By Rebecca Rose
Killeen Daily Herald
People from across Bell and Coryell counties came together last week, unified in a singular way.
A woman, touched by a photo in a newspaper. Two best friends. A pair of restaurant owners.
They saw the heartbreaking images of the Bastrop fires, raging across a community that felt all too close to home. They wanted to help and they did.
On Sunday, Sept. 4, Sheryl and Walter Brown, owners of Big Hoss BBQ in Killeen, closed their restaurant after a long day of serving customers.
When Walter Brown turned on the television, it became clear that their work was far from over.
The Browns were gripped with one uniform idea: They had to help.
Walter Brown said they did the only thing they knew they could do - they cooked, The couple packed their van with warming trays and takeout boxes and drove to Bastrop.
"I didn't even know where to go," Walter Brown said. "We just headed down there."
The Browns found Bastrop's command center, where teams of volunteers were coordinating relief efforts.
They arrived with 550 barbecue sandwiches, ready to serve volunteers. A long line of hungry workers formed as the Browns began to serve them.
"They smelled like smoke," Walter Brown said. "My eyes were burning from the smell. They had soot all over, on their faces and clothes."
The family didn't stop serving food until after midnight. They drove back to Killeen early Tuesday and returned to Bastrop Tuesday afternoon with another 550 sandwiches.
On Monday afternoon, Sept. 5, in Killeen, Laura Marley saw a picture of the fires in Bastrop, a community that, as she put it, "could have just as easily been here."

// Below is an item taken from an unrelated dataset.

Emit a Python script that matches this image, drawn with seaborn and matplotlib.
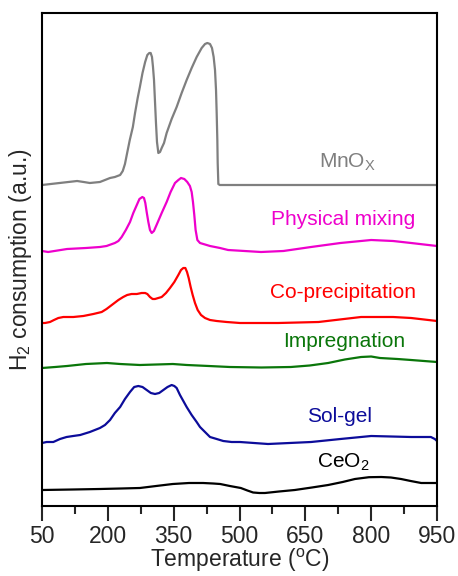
import matplotlib
matplotlib.use("Agg")
import matplotlib.pyplot as plt
import seaborn as sns
import pandas as pd

# H2-TPR profiles (temperature in degC, stacked intensity in a.u.)
mnox_t = [50, 90, 130, 145, 159, 182, 205, 216, 228, 234, 239, 244, 250, 257, 262, 268,
          273, 279, 285, 290, 294.5, 297.6, 300.6, 302.9, 305.2, 307.5, 309.7, 312, 315.1,
          318.9, 322.7, 328, 334, 345.4, 356.8, 368.2, 379.6, 391, 402.4, 413.8, 421.4,
          426.7, 432.8, 437.3, 441.1, 444.2, 446.5, 448, 449.5, 450.3, 451.8, 455, 950]
mnox_v = [321, 323, 325, 324, 323, 324, 328, 329, 331, 335, 342, 353, 366, 379, 393, 408,
          419, 433, 444, 451, 453, 453, 449, 439, 426, 404, 383, 364, 353,
          354, 358, 363, 373, 387, 399, 413, 426, 438, 449, 458, 462,
          463, 462, 458, 449, 436, 416, 393, 366, 343, 322, 321, 321]

phys_t = [50, 64, 107, 150, 182, 197, 216, 224, 231.5, 241, 250.5, 258, 266, 272, 278.6,
          282.4, 285.4, 288.5, 292.3, 296, 300, 305, 311, 322.7, 334, 343, 353, 360.7,
          366.7, 374.3, 381, 387, 391, 394, 397, 400, 404, 410, 417.6, 432.8, 455.6,
          474, 549, 600, 663, 730, 800, 850, 891, 950]
phys_v = [255, 254, 257, 258, 259, 260, 263, 265, 269, 276, 284, 293, 301, 307, 309,
          308, 303, 294, 284, 276, 273, 275, 281, 293, 304, 314, 323, 326,
          328, 327, 324, 320, 314, 304, 291, 276, 266, 263, 262, 260, 258,
          256, 254, 255, 259, 263, 266, 265, 263, 260]

copr_t = [50, 56.8, 68.2, 77.3, 87.2, 98.6, 121.4, 144.2, 167, 186, 197, 209, 224, 235,
          244, 254, 266, 277, 285, 290, 296, 302, 307.5, 315, 322.7, 332.5, 341.6, 351.5,
          360.6, 366.7, 372, 376.6, 380.4, 384.2, 388.7, 393.3, 398.6, 404.7, 412.3,
          421.4, 432.8, 448, 470.8, 501, 588, 680, 777, 850, 891, 950]
copr_v = [183, 183, 184, 186, 188, 189, 189, 190, 192, 194, 197, 201, 206, 209,
          211, 212, 212, 213, 213, 212, 209, 207, 207, 208, 209, 213, 218, 224,
          231, 236, 238, 238, 234, 228, 219, 211, 203, 196, 191,
          188, 186, 185, 184, 183, 183, 184, 189, 189, 188, 185]

impr_t = [50, 80, 107, 150, 198, 228, 273, 348, 380, 430, 478, 550, 617, 660, 702, 740,
          777, 800, 820, 860, 891, 950]
impr_v = [138, 139, 140, 142, 143, 142, 141, 142, 141, 140, 139, 138.5, 139, 140.5, 143,
          146.5, 149, 149.5, 148, 147, 146, 144]

solg_t = [50, 60.6, 75.8, 91, 106, 121, 137, 159, 182, 193.5, 205, 216, 228, 239, 250.5,
          260, 269.5, 279, 288.5, 298, 307.5, 317, 326.5, 336, 345.4, 351.5, 356.8, 364.4,
          372, 379.6, 391, 402.4, 410, 421.4, 432.8, 448, 463, 482, 501, 565, 663, 730,
          800, 891, 936, 945, 950]
solg_v = [63, 64, 64, 67, 69, 70, 71, 74, 78, 81, 86, 93, 99, 107, 114,
          119, 120, 119, 116, 113, 112, 113, 116, 119, 121, 120, 118, 111,
          105, 99, 91, 84, 79, 74, 69, 67, 65, 64, 64, 62, 64, 67,
          70, 69, 69, 67, 65]

ceo2_t = [50, 120, 182, 230, 273, 310, 348, 385, 417, 440, 456, 478, 503, 518, 531, 545,
          558, 590, 626, 665, 702, 735, 763, 795, 823, 845, 868, 890, 914, 930, 950]
ceo2_v = [16, 16.5, 17, 17.5, 18, 20, 22, 23, 23, 22.5, 22, 20, 18, 15.5, 13.5, 13,
          13, 14.5, 16, 18.5, 21, 24, 27, 28.8, 29, 28.5, 27, 25, 23, 23, 23]

samples = ["MnO$_\\mathregular{X}$", "Physical mixing", "Co-precipitation",
           "Impregnation", "Sol-gel", "CeO$_\\mathregular{2}$"]
colors = ["#7f7f7f", "#ee00cc", "#ff0000", "#0a760a", "#0c0c9a", "#000000"]
# label anchor (temperature, intensity) for each profile
label_t = [747, 737, 736, 739, 729, 736]
label_v = [338, 281, 208, 159, 84, 38]

x_ticks = [50, 200, 350, 500, 650, 800, 950]

series = [(mnox_t, mnox_v), (phys_t, phys_v), (copr_t, copr_v),
          (impr_t, impr_v), (solg_t, solg_v), (ceo2_t, ceo2_v)]
frames = []
for name, (t, v) in zip(samples, series):
    frames.append(pd.DataFrame({"T": t, "I": v, "sample": name}))
df = pd.concat(frames, ignore_index=True)

sns.set_style("ticks")
plt.rcParams["font.family"] = ["Liberation Sans", "DejaVu Sans"]
plt.rcParams["mathtext.fontset"] = "custom"
plt.rcParams["mathtext.rm"] = "Liberation Sans"
plt.rcParams["mathtext.it"] = "Liberation Sans:italic"

fig = plt.figure(figsize=(4.58, 5.76), dpi=100)
ax = fig.add_axes([42 / 458, 70 / 576, 395 / 458, 493 / 576])

sns.lineplot(data=df, x="T", y="I", hue="sample", palette=colors, hue_order=samples,
             linewidth=1.6, legend=False, ax=ax, sort=False, estimator=None)

for name, c, lt, lv in zip(samples, colors, label_t, label_v):
    ax.text(lt, lv, name, color=c, fontsize=15, ha="center", va="baseline")

ax.set_xlim(50, 950)
ax.set_ylim(0, 493)
ax.set_xticks(x_ticks)
ax.set_xticks([125, 275, 425, 575, 725, 875], minor=True)
ax.set_yticks([])
ax.tick_params(axis="x", which="major", direction="out", length=11, width=1.5,
               labelsize=16.5, pad=3)
ax.tick_params(axis="x", which="minor", direction="out", length=6, width=1.5)
for s in ax.spines.values():
    s.set_linewidth(1.5)
    s.set_color("black")

ax.set_xlabel("Temperature ($^\\mathregular{o}$C)", fontsize=16.5)
ax.xaxis.set_label_coords(0.5, -0.083)
ax.set_ylabel("H$_\\mathregular{2}$ consumption (a.u.)", fontsize=16.5, labelpad=6)

fig.savefig("out.png", dpi=100)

The Fort Hood contractor headed off to her part-time bartending job at Razzoo's in Harker Heights with an idea - she would donate her tips from that night's shift and donate it to the wildfire victims.
She earned $140 that night. Word of Marley's idea spread to other staff members, who also wanted to donate their tips.
Razzoo's general manager Matt Hubbard said his staffers' generosity inspired the idea for the restaurant to host a fundraiser Monday in which all tips in the bar and cocktail area would be donated to the Austin Disaster Relief Network.
"Our goal is to try to get $5,000," Hubbard said. By 4 p.m. Monday, the drive had raised almost $2,000, which included a $1,500 donation from Razzoo's.
Early Tuesday morning, Sept. 6, when the Browns were preparing another batch of food for Bastrop volunteers, Laurel Ann Mack received a phone call from her best friend, Nicole Fary, who was devastated by the images of fire-ravaged homes.
The two women began sifting through their closets, filling bags with clothes to donate. Then, they decided to see if others wanted to help.
Mack contacted the owners of Wild Country nightclub in Harker Heights, who let the pair use their parking lot Wednesday as a drop-off site for a donation drive.
Wild Country posted an announcement on their Facebook page.
Mack said people started to take notice of the event and contacted her through the social networking site.
One of the people who took notice was Kelsey Brody Kilter, account manager at Cumulus radio, which owns 105.5 and 106.3 in Killeen. The stations immediately began announcing the event and planned live broadcasts.
Mack said within a few hours of the drive, more than several hundred people had showed up with donations.
"It blew up bigger than anything we expected," she said.
A semi-truck donated by Wilsonart in Temple dropped the goods off in Bastrop on Friday.
Other businesses and civic groups answered the call for help. Joker's Icehouse, Killeen Kettle and Fort Hood Harley Davidson accepted donations at their respective locations.
At Grace Christian Church in Killeen, donations started coming in on Thursday after an announcement during a church service Wednesday. By Saturday, church volunteers drove three vans filled with donated items to the Bastrop Church of Christ, which was serving as a shelter and donation drop-off point.
The church is still accepting donations and plans to take another trip down by Thursday.
"I think there are a lot of people who have good hearts," Walter Brown said. "They see the need. Even though it's a community that's 150 miles away from us."